# GIVEN INSTRUCTION
Omit all images, then return the remaining material exactly as it stands.

# Start of PROVIDED DATA

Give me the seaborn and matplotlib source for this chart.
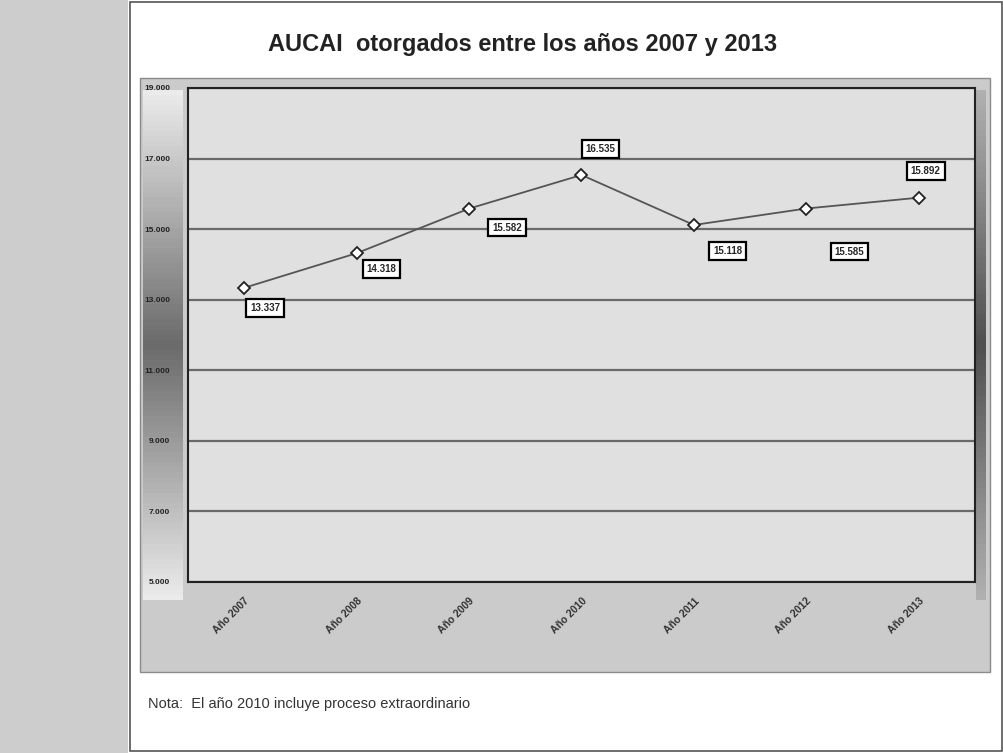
import numpy as np
import pandas as pd
import seaborn as sns
import matplotlib.pyplot as plt
from matplotlib.patches import Rectangle

# data
years = ["Año 2007", "Año 2008", "Año 2009", "Año 2010", "Año 2011", "Año 2012", "Año 2013"]
aucai = [13337, 14318, 15582, 16535, 15118, 15585, 15892]
y_ticks = [5000, 7000, 9000, 11000, 13000, 15000, 17000, 19000]

df = pd.DataFrame({"anio": years, "aucai": aucai})

sns.set_style("white")
plt.rcParams["font.family"] = ["Liberation Sans", "DejaVu Sans"]

fig = plt.figure(figsize=(10.04, 7.53), dpi=100)
fig.patch.set_facecolor("white")

# left scanned margin strip and page border
fig.patches.append(Rectangle((0, 0), 128 / 1004, 1, transform=fig.transFigure,
                             facecolor="#cdcdcd", edgecolor="none", zorder=0))
fig.patches.append(Rectangle((130 / 1004, 0.002), 872 / 1004, 0.995, transform=fig.transFigure,
                             facecolor="none", edgecolor="#555555", lw=1.2, zorder=1))

# outer chart panel
fig.patches.append(Rectangle((140 / 1004, 1 - 672 / 753), 850 / 1004, 594 / 753,
                             transform=fig.transFigure, facecolor="#cbcbcb",
                             edgecolor="#8a8a8a", lw=1, zorder=1))

# gradient bands on left and right of the plot
grad = fig.add_axes([143 / 1004, 1 - 600 / 753, 40 / 1004, 510 / 753], zorder=2)
g = np.concatenate([np.linspace(0.92, 0.42, 50), np.linspace(0.42, 0.92, 50)])
grad.imshow(g[:, None], aspect="auto", cmap="gray", vmin=0, vmax=1)
grad.axis("off")
gr = fig.add_axes([976 / 1004, 1 - 600 / 753, 10 / 1004, 510 / 753], zorder=2)
gr.imshow(g[:, None] * 0.75, aspect="auto", cmap="gray", vmin=0, vmax=1)
gr.axis("off")

ax = fig.add_axes([188 / 1004, 1 - 582 / 753, 787 / 1004, 494 / 753], zorder=3)
ax.set_facecolor("#e0e0e0")

sns.lineplot(data=df, x="anio", y="aucai", ax=ax, color="#555555", lw=1.3,
             marker="D", markersize=6, markerfacecolor="white",
             markeredgecolor="#222222", markeredgewidth=1.3, sort=False)

ax.set_xlim(-0.5, len(years) - 0.5)
ax.set_ylim(5000, 19000)
ax.set_yticks(y_ticks)
ax.set_yticklabels([f"{v:,}".replace(",", ".") for v in y_ticks], fontsize=6,
                   fontweight="bold", color="#222222")
ax.yaxis.grid(True, color="#6a6a6a", lw=1.6)
ax.set_axisbelow(True)
ax.tick_params(axis="y", length=0, pad=13)
ax.tick_params(axis="x", length=0, pad=10)
ax.set_xticks(range(len(years)))
ax.set_xticklabels(years, rotation=45, ha="right", rotation_mode="anchor",
                   fontsize=7.5, fontweight="bold", color="#333333")
ax.set_xlabel("")
ax.set_ylabel("")
for s in ax.spines.values():
    s.set_color("#222222")
    s.set_linewidth(1.5)

# value labels in boxes (offsets in pixels)
offsets = [(21, -20), (25, -16), (38, -19), (19, 26), (34, -26), (43, -43), (7, 27)]
for i, (v, off) in enumerate(zip(aucai, offsets)):
    ax.annotate(f"{v:,}".replace(",", "."), (i, v), xytext=off, textcoords="offset pixels",
                ha="center", va="center", fontsize=7, fontweight="bold",
                bbox=dict(boxstyle="square,pad=0.4", fc="white", ec="black", lw=1.6))

fig.text(523 / 1004, 1 - 45 / 753, "AUCAI  otorgados entre los años 2007 y 2013",
         ha="center", va="center", fontsize=17, fontweight="bold", color="#222222")
fig.text(148 / 1004, 1 - 704 / 753, "Nota:  El año 2010 incluye proceso extraordinario",
         ha="left", va="center", fontsize=10.5, color="#333333")

fig.savefig("out.png", dpi=100)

# End of PROVIDED DATA

# RESULT OF THE EXERCISE
Give me the seaborn and matplotlib source for this chart.
import numpy as np
import pandas as pd
import seaborn as sns
import matplotlib.pyplot as plt
from matplotlib.patches import Rectangle

# data
years = ["Año 2007", "Año 2008", "Año 2009", "Año 2010", "Año 2011", "Año 2012", "Año 2013"]
aucai = [13337, 14318, 15582, 16535, 15118, 15585, 15892]
y_ticks = [5000, 7000, 9000, 11000, 13000, 15000, 17000, 19000]

df = pd.DataFrame({"anio": years, "aucai": aucai})

sns.set_style("white")
plt.rcParams["font.family"] = ["Liberation Sans", "DejaVu Sans"]

fig = plt.figure(figsize=(10.04, 7.53), dpi=100)
fig.patch.set_facecolor("white")

# left scanned margin strip and page border
fig.patches.append(Rectangle((0, 0), 128 / 1004, 1, transform=fig.transFigure,
                             facecolor="#cdcdcd", edgecolor="none", zorder=0))
fig.patches.append(Rectangle((130 / 1004, 0.002), 872 / 1004, 0.995, transform=fig.transFigure,
                             facecolor="none", edgecolor="#555555", lw=1.2, zorder=1))

# outer chart panel
fig.patches.append(Rectangle((140 / 1004, 1 - 672 / 753), 850 / 1004, 594 / 753,
                             transform=fig.transFigure, facecolor="#cbcbcb",
                             edgecolor="#8a8a8a", lw=1, zorder=1))

# gradient bands on left and right of the plot
grad = fig.add_axes([143 / 1004, 1 - 600 / 753, 40 / 1004, 510 / 753], zorder=2)
g = np.concatenate([np.linspace(0.92, 0.42, 50), np.linspace(0.42, 0.92, 50)])
grad.imshow(g[:, None], aspect="auto", cmap="gray", vmin=0, vmax=1)
grad.axis("off")
gr = fig.add_axes([976 / 1004, 1 - 600 / 753, 10 / 1004, 510 / 753], zorder=2)
gr.imshow(g[:, None] * 0.75, aspect="auto", cmap="gray", vmin=0, vmax=1)
gr.axis("off")

ax = fig.add_axes([188 / 1004, 1 - 582 / 753, 787 / 1004, 494 / 753], zorder=3)
ax.set_facecolor("#e0e0e0")

sns.lineplot(data=df, x="anio", y="aucai", ax=ax, color="#555555", lw=1.3,
             marker="D", markersize=6, markerfacecolor="white",
             markeredgecolor="#222222", markeredgewidth=1.3, sort=False)

ax.set_xlim(-0.5, len(years) - 0.5)
ax.set_ylim(5000, 19000)
ax.set_yticks(y_ticks)
ax.set_yticklabels([f"{v:,}".replace(",", ".") for v in y_ticks], fontsize=6,
                   fontweight="bold", color="#222222")
ax.yaxis.grid(True, color="#6a6a6a", lw=1.6)
ax.set_axisbelow(True)
ax.tick_params(axis="y", length=0, pad=13)
ax.tick_params(axis="x", length=0, pad=10)
ax.set_xticks(range(len(years)))
ax.set_xticklabels(years, rotation=45, ha="right", rotation_mode="anchor",
                   fontsize=7.5, fontweight="bold", color="#333333")
ax.set_xlabel("")
ax.set_ylabel("")
for s in ax.spines.values():
    s.set_color("#222222")
    s.set_linewidth(1.5)

# value labels in boxes (offsets in pixels)
offsets = [(21, -20), (25, -16), (38, -19), (19, 26), (34, -26), (43, -43), (7, 27)]
for i, (v, off) in enumerate(zip(aucai, offsets)):
    ax.annotate(f"{v:,}".replace(",", "."), (i, v), xytext=off, textcoords="offset pixels",
                ha="center", va="center", fontsize=7, fontweight="bold",
                bbox=dict(boxstyle="square,pad=0.4", fc="white", ec="black", lw=1.6))

fig.text(523 / 1004, 1 - 45 / 753, "AUCAI  otorgados entre los años 2007 y 2013",
         ha="center", va="center", fontsize=17, fontweight="bold", color="#222222")
fig.text(148 / 1004, 1 - 704 / 753, "Nota:  El año 2010 incluye proceso extraordinario",
         ha="left", va="center", fontsize=10.5, color="#333333")

fig.savefig("out.png", dpi=100)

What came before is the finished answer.